Version history

Version 1.2.0

Dialog file needn't be exact

Since version 1.0.0, Rhubarb Lip-Sync can handle situations where the dialog text is specified (using the -dialogFile option), but the actual recording omits some words. For instance, the specified dialog text can be "That's all gobbledygook to me," but the recording only says "That's gobbledygook to me," dropping the word "all."

Until now, however, Rhubarb Lip-Sync couldn't handle changed or inserted words, such as a recording saying "That's just gobbledygook to me." This restriction has been removed. As of version 1.2.0, the actual recording may freely deviate from the specified dialog text. Rhubarb Lip-Sync will ignore the dialog file where it audibly differs from the recording, and benefit from it where it matches.

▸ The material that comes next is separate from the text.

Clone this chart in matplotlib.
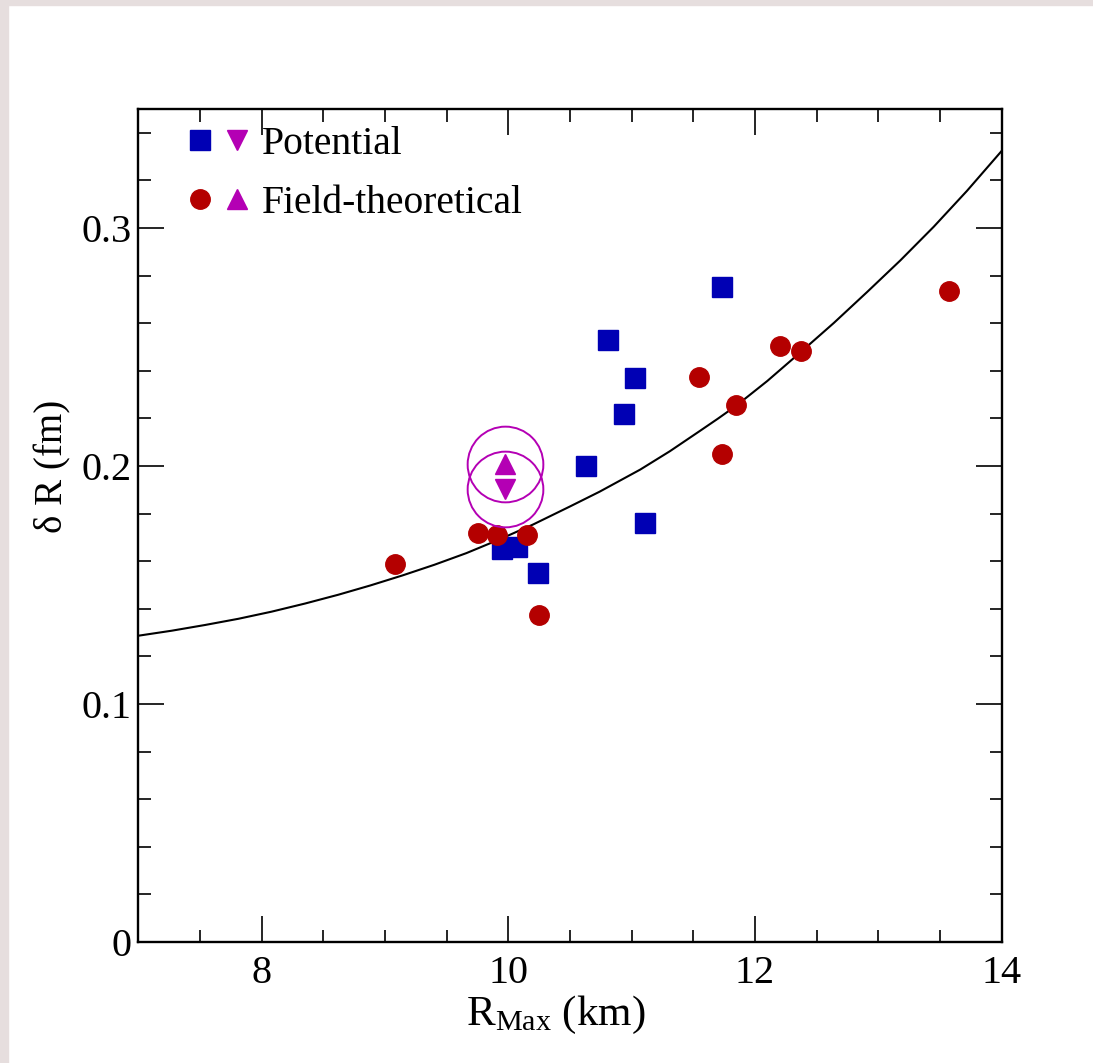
import matplotlib
matplotlib.use('Agg')
import matplotlib.pyplot as plt
from matplotlib.patches import Rectangle
from matplotlib.legend_handler import HandlerTuple
from matplotlib.ticker import MultipleLocator, FuncFormatter

plt.rcParams['font.family'] = ['Liberation Serif', 'DejaVu Serif']
plt.rcParams['mathtext.fontset'] = 'custom'
plt.rcParams['mathtext.rm'] = 'Liberation Serif'
plt.rcParams['mathtext.it'] = 'Liberation Serif:italic'

# potential models (R_max in km, delta R in fm)
pot_r = [9.95, 10.07, 10.24, 10.63, 10.81, 10.94, 11.03, 11.11, 11.73]
pot_dr = [0.165, 0.166, 0.155, 0.200, 0.253, 0.222, 0.237, 0.176, 0.275]

# field-theoretical models
fld_r = [9.08, 9.75, 9.91, 10.15, 10.25, 11.55, 11.73, 11.85, 12.20, 12.37, 13.57]
fld_dr = [0.159, 0.172, 0.171, 0.171, 0.1375, 0.2375, 0.205, 0.2255, 0.2505, 0.2485, 0.2735]

# the two highlighted models
hi_r = 9.97
hi_pot_dr = 0.1905
hi_fld_dr = 0.2008

# fit curve
fit_r = [7.0, 7.27, 7.54, 7.81, 8.08, 8.35, 8.62, 8.88, 9.14, 9.40, 9.66, 9.93,
         10.20, 10.50, 10.74, 11.07, 11.31, 11.55, 11.70, 11.85, 12.10, 12.37,
         12.64, 12.91, 13.18, 13.45, 13.72, 14.0]
fit_dr = [0.1287, 0.1308, 0.1332, 0.1358, 0.1388, 0.1422, 0.1459, 0.1498, 0.1540,
          0.1585, 0.1634, 0.1692, 0.1754, 0.1830, 0.1892, 0.1985, 0.2062, 0.2146,
          0.2199, 0.2254, 0.2357, 0.2478, 0.2601, 0.2731, 0.2864, 0.3005, 0.3156,
          0.3323]

blue = '#0000b4'
red = '#b40000'
mag = '#b400b4'

fig = plt.figure(figsize=(10.93, 10.63), dpi=100)
# light frame on the left and top edges
fig.patches.append(Rectangle((0, 0), 8 / 1093, 1, transform=fig.transFigure,
                             color='#e6dede', zorder=-1))
fig.patches.append(Rectangle((0, 1 - 5 / 1063), 1, 5 / 1063, transform=fig.transFigure,
                             color='#e6dede', zorder=-1))

ax = fig.add_axes([0.1267, 0.1138, 0.7896, 0.7837])

ax.plot(fit_r, fit_dr, color='black', lw=1.5, zorder=2)

sq, = ax.plot(pot_r, pot_dr, 's', color=blue, ms=14, mec=blue, zorder=3)
ci, = ax.plot(fld_r, fld_dr, 'o', color=red, ms=14, mec=red, zorder=3)
dn, = ax.plot([hi_r], [hi_pot_dr], 'v', color=mag, ms=14, zorder=4)
up, = ax.plot([hi_r], [hi_fld_dr], '^', color=mag, ms=14, zorder=4)
ax.plot([hi_r, hi_r], [hi_pot_dr, hi_fld_dr], 'o', ms=54.5, mfc='none', mec=mag,
        mew=1.4, zorder=4)

ax.set_xlim(7, 14)
ax.set_ylim(0, 0.35)
ax.xaxis.set_major_locator(MultipleLocator(2))
ax.xaxis.set_minor_locator(MultipleLocator(0.5))
ax.yaxis.set_major_locator(MultipleLocator(0.1))
ax.yaxis.set_minor_locator(MultipleLocator(0.02))
ax.yaxis.set_major_formatter(FuncFormatter(lambda v, p: '0' if abs(v) < 1e-9 else f'{v:.1f}'))
ax.xaxis.set_major_formatter(FuncFormatter(lambda v, p: '' if abs(v - 7) < 1e-9 else f'{v:.0f}'))

ax.tick_params(which='both', direction='in', top=True, right=True, labelsize=29, width=1.2)
ax.tick_params(which='major', length=18.5)
ax.tick_params(which='minor', length=9)
ax.tick_params(axis='x', pad=9)
ax.tick_params(axis='y', pad=5)
for s in ax.spines.values():
    s.set_linewidth(1.7)

ax.set_xlabel(r'R$_{\mathrm{Max}}$ (km)', fontsize=31)
ax.xaxis.set_label_coords(0.483, -0.062)
ax.set_ylabel('δ R (fm)', fontsize=28)
ax.yaxis.set_label_coords(-0.078, 0.571)

ax.legend([(sq, dn), (ci, up)], ['Potential', 'Field-theoretical'],
          handler_map={tuple: HandlerTuple(ndivide=None, pad=0)},
          loc='upper left', bbox_to_anchor=(0.05, 0.980), borderaxespad=0, borderpad=0,
          frameon=False, fontsize=28.5, handlelength=1.85, handletextpad=0.17,
          labelspacing=0.57)

fig.savefig('out.png', dpi=100)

More reliable speech recognition

The first step in automatic lip-sync is speech recognition. Rhubarb Lip-Sync 1.1.0 recognizes spoken dialog more accurately, especially at the beginning of recordings. This improves the overall quality of the resulting animation.
More accurate breath detection

Rhubarb Lip-Sync animates not only dialog, but also noises such as taking a breath. For this version, the accuracy of breath detection has been improved. You shouldn't see actors opening their mouth for no reason any more.
Better animation of short pauses

During short pauses between words or sentences (up to 0.35s), the mouth is kept open. Now, this open mouth shape is chosen based on the previous and following mouth shapes. This gives pauses in speech a more natural, less mechanical look.
Builds on Linux

In addition to Windows and OS X, Rhubarb Lip-Sync can now be built on Linux systems. I'm not offering binary distributions for Linux at this time. To build the application yourself, you need CMake, Boost, and a C++14-compatible compiler.

More realistic animation using new, predictive algorithm
Smoother animation due to tweening
Support for non-dialog noises (breathing, smacking, etc.)
Substantial speed improvement through multithreading
More reliable voice recognition
Support for long recordings (I've tested a 30-minute file)
Recording may deviate from specified dialog text
Specified dialog text may contain unknown words as well as numbers, abbreviations, etc.